*WHAT TO DO:* Output the material beneath this task exactly, images excluded.

*COLLECTED MATERIAL:*
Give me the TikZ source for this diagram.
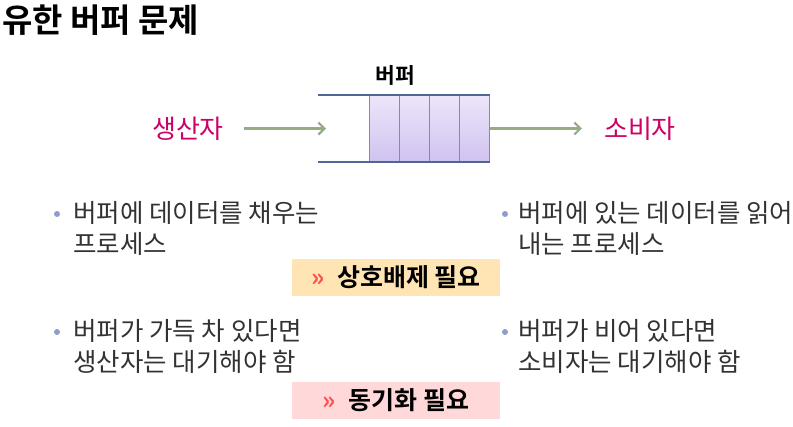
\documentclass[tikz,border=0pt]{standalone}
\usepackage{fontspec}
\setmainfont{Noto Sans CJK KR}[BoldFont={Noto Sans CJK KR Bold}]
\usepackage{xcolor}
\usepackage{tikz}
\usetikzlibrary{arrows.meta,positioning}
\definecolor{inkgray}{RGB}{50,50,50}
\definecolor{rolemag}{RGB}{204,0,102}
\definecolor{railblue}{RGB}{79,103,150}
\definecolor{cellline}{RGB}{150,125,190}
\definecolor{celltop}{RGB}{236,230,250}
\definecolor{cellbot}{RGB}{208,194,240}
\definecolor{flowgreen}{RGB}{150,172,132}
\definecolor{dotblue}{RGB}{138,160,200}
\definecolor{softorange}{RGB}{255,229,180}
\definecolor{softpink}{RGB}{255,216,218}
\definecolor{chevred}{RGB}{255,80,80}
\tikzset{
  heading/.style={anchor=west,inner sep=0pt,font=\fontsize{33}{36}\selectfont\bfseries},
  role/.style={inner sep=0pt,text=rolemag,font=\fontsize{26}{28}\selectfont},
  slot/.style={rectangle,draw=cellline,line width=1pt,top color=celltop,bottom color=cellbot,
              minimum width=30pt,minimum height=67pt,inner sep=0pt},
  rail/.style={draw=railblue,line width=2.5pt},
  flow/.style={-{Straight Barb[length=6pt,width=12pt]},draw=flowgreen,line width=2.2pt},
  item/.style={anchor=north west,inner sep=0pt,align=left,text=inkgray,
              font=\fontsize{25.5}{31}\selectfont},
  dot/.style={circle,fill=dotblue,inner sep=0pt,minimum size=6pt},
  need/.style={rectangle,minimum width=208pt,minimum height=37pt,inner sep=0pt,
              font=\fontsize{25}{28}\selectfont\bfseries},
}
\begin{document}
\begin{tikzpicture}[x=1pt,y=-1pt]
  \useasboundingbox (0,0) rectangle (793,426);
  \node[heading] (title) at (2,20) {유한 버퍼 문제};

  % buffer
  \foreach \i in {1,...,4}
    \node[slot] (slot\i) at ({354+30*\i},128.5) {};
  \coordinate (railtop) at (318,95);
  \coordinate (railbot) at (318,162);
  \draw[rail] (railtop) -- (railtop -| slot4.east);
  \draw[rail] (railbot) -- (railbot -| slot4.east);
  \node[font=\fontsize{21.5}{24}\selectfont\bfseries,inner sep=0pt] (buflabel) at (395,75) {버퍼};

  \node[role] (prod) at (188,128.5) {생산자};
  \node[role] (cons) at (640,128.5) {소비자};
  \coordinate (bufin) at (326,128.5);
  \draw[flow,shorten <=20pt] (prod) -- (bufin);
  \draw[flow,shorten >=22pt] (slot4) -- (cons);

  % bullets
  \node[dot] (dot1) at (57,214) {};
  \node[item] (fill) at (73,201) {버퍼에 데이터를 채우는\\프로세스};
  \node[dot] (dot2) at (505,214) {};
  \node[item] (read) at (518,201) {버퍼에 있는 데이터를 읽어\\내는 프로세스};
  \node[dot] (dot3) at (57,332) {};
  \node[item] (full) at (73,319) {버퍼가 가득 차 있다면\\생산자는 대기해야 함};
  \node[dot] (dot4) at (505,332) {};
  \node[item] (empty) at (518,319) {버퍼가 비어 있다면\\소비자는 대기해야 함};

  \node[need,fill=softorange] (mutex) at (396,277.5) {\textcolor{chevred}{»}\enspace 상호배제 필요};
  \node[need,fill=softpink] (sync) at (396,400.5) {\textcolor{chevred}{»}\enspace 동기화 필요};
\end{tikzpicture}
\end{document}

*WORKED ANSWER:*
Give me the TikZ source for this diagram.
\documentclass[tikz,border=0pt]{standalone}
\usepackage{fontspec}
\setmainfont{Noto Sans CJK KR}[BoldFont={Noto Sans CJK KR Bold}]
\usepackage{xcolor}
\usepackage{tikz}
\usetikzlibrary{arrows.meta,positioning}
\definecolor{inkgray}{RGB}{50,50,50}
\definecolor{rolemag}{RGB}{204,0,102}
\definecolor{railblue}{RGB}{79,103,150}
\definecolor{cellline}{RGB}{150,125,190}
\definecolor{celltop}{RGB}{236,230,250}
\definecolor{cellbot}{RGB}{208,194,240}
\definecolor{flowgreen}{RGB}{150,172,132}
\definecolor{dotblue}{RGB}{138,160,200}
\definecolor{softorange}{RGB}{255,229,180}
\definecolor{softpink}{RGB}{255,216,218}
\definecolor{chevred}{RGB}{255,80,80}
\tikzset{
  heading/.style={anchor=west,inner sep=0pt,font=\fontsize{33}{36}\selectfont\bfseries},
  role/.style={inner sep=0pt,text=rolemag,font=\fontsize{26}{28}\selectfont},
  slot/.style={rectangle,draw=cellline,line width=1pt,top color=celltop,bottom color=cellbot,
              minimum width=30pt,minimum height=67pt,inner sep=0pt},
  rail/.style={draw=railblue,line width=2.5pt},
  flow/.style={-{Straight Barb[length=6pt,width=12pt]},draw=flowgreen,line width=2.2pt},
  item/.style={anchor=north west,inner sep=0pt,align=left,text=inkgray,
              font=\fontsize{25.5}{31}\selectfont},
  dot/.style={circle,fill=dotblue,inner sep=0pt,minimum size=6pt},
  need/.style={rectangle,minimum width=208pt,minimum height=37pt,inner sep=0pt,
              font=\fontsize{25}{28}\selectfont\bfseries},
}
\begin{document}
\begin{tikzpicture}[x=1pt,y=-1pt]
  \useasboundingbox (0,0) rectangle (793,426);
  \node[heading] (title) at (2,20) {유한 버퍼 문제};

  % buffer
  \foreach \i in {1,...,4}
    \node[slot] (slot\i) at ({354+30*\i},128.5) {};
  \coordinate (railtop) at (318,95);
  \coordinate (railbot) at (318,162);
  \draw[rail] (railtop) -- (railtop -| slot4.east);
  \draw[rail] (railbot) -- (railbot -| slot4.east);
  \node[font=\fontsize{21.5}{24}\selectfont\bfseries,inner sep=0pt] (buflabel) at (395,75) {버퍼};

  \node[role] (prod) at (188,128.5) {생산자};
  \node[role] (cons) at (640,128.5) {소비자};
  \coordinate (bufin) at (326,128.5);
  \draw[flow,shorten <=20pt] (prod) -- (bufin);
  \draw[flow,shorten >=22pt] (slot4) -- (cons);

  % bullets
  \node[dot] (dot1) at (57,214) {};
  \node[item] (fill) at (73,201) {버퍼에 데이터를 채우는\\프로세스};
  \node[dot] (dot2) at (505,214) {};
  \node[item] (read) at (518,201) {버퍼에 있는 데이터를 읽어\\내는 프로세스};
  \node[dot] (dot3) at (57,332) {};
  \node[item] (full) at (73,319) {버퍼가 가득 차 있다면\\생산자는 대기해야 함};
  \node[dot] (dot4) at (505,332) {};
  \node[item] (empty) at (518,319) {버퍼가 비어 있다면\\소비자는 대기해야 함};

  \node[need,fill=softorange] (mutex) at (396,277.5) {\textcolor{chevred}{»}\enspace 상호배제 필요};
  \node[need,fill=softpink] (sync) at (396,400.5) {\textcolor{chevred}{»}\enspace 동기화 필요};
\end{tikzpicture}
\end{document}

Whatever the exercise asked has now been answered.